L&O: sFoo by poot_rootbeer · 2008-02-20 03:30 · Score: 5, Insightful

"Apps Hungarian", which adds semantic meaning (dx = width, rwAcross = across coord relative to window, usFoo = unsafe foo, etc) to the variable, not typing, is what is good and what he is advocating.

What is the justification for putting that semantic meaning into a variable name, instead of incorporating it into class definitions?

For example, if a string can be "safe" or "unsafe", why not have "SafeString" and "UnsafeString" classes that extend String, and use instances of those, instead of having instances of the base String class names 'sFoo' and 'usFoo'?
Re: "compound documents." oh no, run away! by ContractualObligatio · 2008-02-20 07:39 · Score: 3, Insightful

I think the design goals were flawed. That's my point.
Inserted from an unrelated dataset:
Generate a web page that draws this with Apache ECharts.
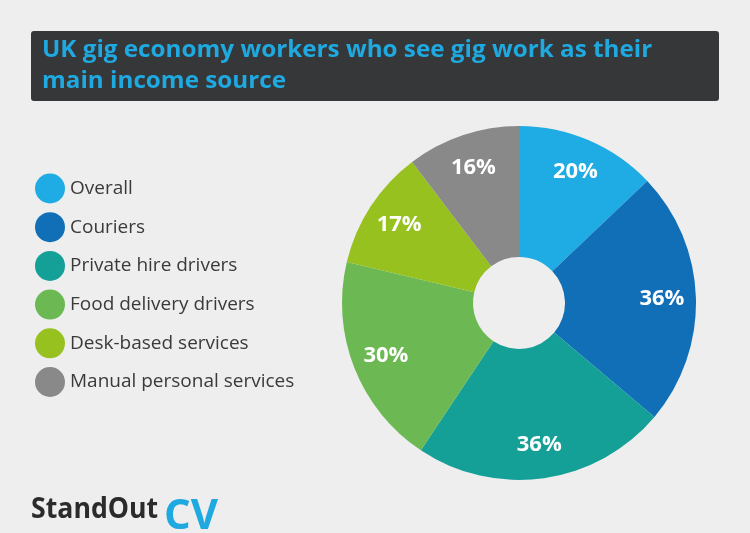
<!DOCTYPE html>
<html>
<head>
<meta charset="utf-8">
<script src="https://cdn.jsdelivr.net/npm/echarts@6/dist/echarts.min.js"></script>
<style>
html,body{margin:0;padding:0;background:#eeeeee;}
#chart{width:750px;height:533px;}
</style>
</head>
<body>
<div id="chart"></div>
<script>
const categories = ['Overall', 'Couriers', 'Private hire drivers', 'Food delivery drivers', 'Desk-based services', 'Manual personal services'];
const values = [20, 36, 36, 30, 17, 16];
const titleLines = ['UK gig economy workers who see gig work as their', 'main income source'];
const colors = ['#1fabe3', '#116fb7', '#14a097', '#6cb954', '#96c11f', '#898989'];

const pieData = categories.map((name, i) => ({ name: name, value: values[i], itemStyle: { color: colors[i] } }));
const labelData = categories.map((name, i) => ({ name: name, value: values[i] }));

const chart = echarts.init(document.getElementById('chart'), null, { renderer: 'canvas' });
chart.setOption({
  backgroundColor: '#eeeeee',
  animation: false,
  legend: {
    orient: 'vertical',
    left: 30,
    top: 168.5,
    icon: 'circle',
    itemWidth: 30,
    itemHeight: 30,
    itemGap: 8.7,
    data: categories,
    selectedMode: false,
    textStyle: { fontFamily: 'Open Sans', fontSize: 19, color: '#3a3a3a' }
  },
  graphic: [
    { type: 'rect', shape: { x: 31, y: 31, width: 688, height: 70, r: 3 }, style: { fill: '#353739' } },
    { type: 'text', x: 42, y: 35, scaleX: 1.01, style: { text: titleLines.join('\n'), font: 'bold 24px "Open Sans"', fill: '#1fa9e1', lineHeight: 31, textVerticalAlign: 'top' } },
    { type: 'text', x: 31, y: 495, scaleX: 0.92, style: { text: 'StandOut', font: 'bold 29px "Open Sans"', fill: '#2b2b2b', textVerticalAlign: 'alphabetic' } },
    { type: 'text', x: 164, y: 496, style: { text: 'CV', font: 'bold 42px "Open Sans"', fill: '#1fa9e1', textVerticalAlign: 'alphabetic' } }
  ],
  series: [
    {
      type: 'pie',
      center: [519, 303],
      radius: [46, 177],
      startAngle: 90,
      clockwise: true,
      silent: true,
      label: { show: false },
      labelLine: { show: false },
      data: pieData
    },
    {
      type: 'pie',
      center: [519, 303],
      radius: [103, 177],
      startAngle: 90,
      clockwise: true,
      silent: true,
      itemStyle: { color: 'rgba(0,0,0,0)' },
      label: { show: true, position: 'inside', formatter: '{c}%', color: '#ffffff', fontFamily: 'Open Sans', fontWeight: 'bold', fontSize: 22 },
      labelLine: { show: false },
      data: labelData
    }
  ]
});
</script>
</body>
</html>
And I think your ability to assess another's work is flawed courtesy of an over sized ego. That was my point.

You have yet to provide an alternative solution to the problem. Given that one constraint is memory, your inability to be concise suggests you're not capable of coming up with one either. Certainly your "squeeze out a few extra microseconds" comment suggests you have absolutely no clue what you are talking about. Yet you persist in calling it bad design. You are strangely smug about what was quite possibly an implicit assumption forced by tough constraints, with no actual interoperability requirements, at a time when they were rarely offered let alone expected. I would stop using "IMHO" - clearly there is nothing humble about your opinion.

Why the bit about metadata, out of interest? It's as if you think the more irrelevant things you can fit into the post, the more we're supposed to be impressed.